Комментарий исполнителя (АА)
Это исполнение (содержащее в себе некоторые издержки живого концертного исполнения), тем не менее, я выкладываю, поскольку в целом оно несет задуманные смыслы, а по типу это исполнение я отношу к “восстанавливающим справедливость”. В чем же я усматриваю это “восстановление справедливости”?
Первая часть, стремительная, полетная, энергичная и радостная, становится таковой лишь в темпе, выставленном в качестве метронома автором (половинка = 138 (!!) ). Все остальное является лишь частностями. Возможность гибко “прогибать” этот темп до необходимого в лирических местах делает эту музыку еще и “разной” на протяжении части (при общем стремительном состоянии). На мой взгляд, не выдерживают критики исполнения, замедляющие этот темп (порой чудовищно). Аргументы типа “зато все четко” или “да тогда метрономы были несовершенные” являются, на мой взгляд, лишь проявлением “комплекса пианистической неполноценности”, жалкими оправданиями авторов таких высказываний.* Надо чаще вспоминать важнейшую фразу Бетховена: “Какого черта мне до вашей скрипки, когда я беседую с Богом” — она лучше всего поясняет истинные взаимоотношения композитора с исполнителями: то, что “услышал” автор должно быть выполнено — и точка. Поэтому я могу лишь довольно резко сказать таким горе-исполнителям: не можешь — не берись, есть много прекрасной менее трудной медленной музыки, которую можно исполнить без потерь.

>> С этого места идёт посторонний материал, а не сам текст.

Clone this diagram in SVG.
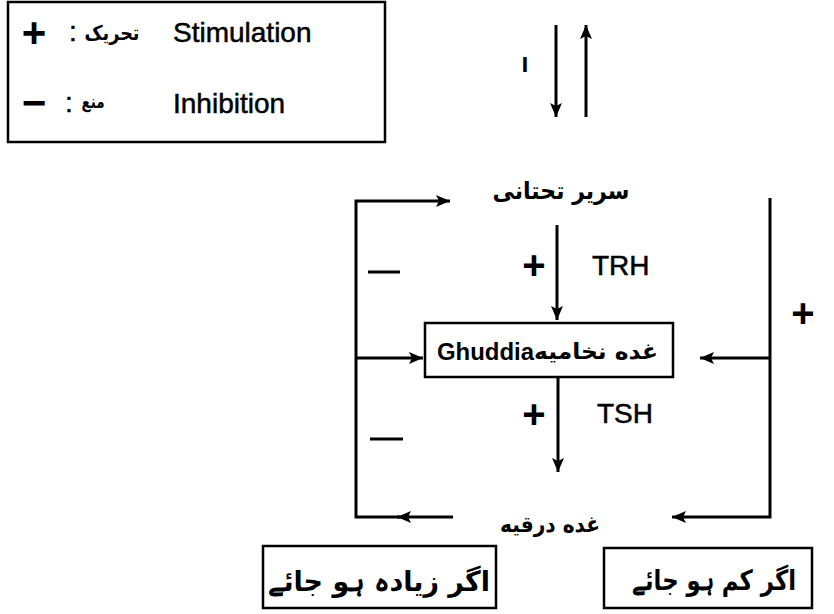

То же относится и ко второй части — она своей легкостью напоминает известных (в более поздней музыке) “порхающих бабочек”. Ничего удивительного в том, что Бетховен в своих поздних сонатах “значительно опередил время”, конечно, нет. Надо привыкать к мысли, что столь большие гении не принадлежат своему времени, а открыты и в прошлое, и в будущее (короче — вечны).
Третья часть — средоточие сонаты. Мой рано ушедший товарищ — талантливый пианист А. Никольский говорил мне: Хаммерклавир стоит учить ради fis-moll’я. В этом есть много правды.** Конечно, глубины и высоты этой длиннейшей части столь бесконечны, что стоит, стоит учить все окружающее ее. Так же, как в “Лунной” есть “цветок между двумя безднами”, здесь мы имеем “бездонную философию чувства” между двумя энергичными “действами”. А что до глубочайшего романтизма связующей партии, то “Шопену и не снилось”. Помните, пожалуйста, помните о разорванном, окровавленном сердце Бетховена, помните его фразу из Гейлегенштадского завещания: “О вы, люди, считающие или называющие меня злонравным, упрямым или мизантропичным — как вы несправедливы ко мне, ведь вы не знаете (…), мое сердце и разум с детства были склонны к нежному чувству доброты”. Пожалуйста, замечайте, как часто он выставляет в нотах слово dolce. Старайтесь быть как Он — в этом смысл жизни!
Что до финальной фуги, четвертой части, сейчас я взял бы более волевой, сдержанный темп. Однако и такой, безудержно стремительной, эта “фуга с некоторыми вольностями” может быть.
_______________________________
* “Глупому человеку лучше всего молчать. Но если бы он знал об этом, он уже не был бы глупым человеком”. Саади.
** Здесь я вспоминаю известную байку, когда ректор Московской консерватории Сафонов неожиданно сказал в коридоре юному Рахманинову: “Сережа, зайдите ко мне”. Замирающий сердцем Рахманинов заглянул в кабинет, Сафонов так же строго спросил” “Сережа, как вы думаете, стоит ли учить Хаммерклавир?”. Рахманинов выпалил: “Нет, не стоит, слишком трудно!”. “Спасибо, Сережа, я так же думаю” — сказал ректор. ))
Но я — другого мнения, как видно из всего )).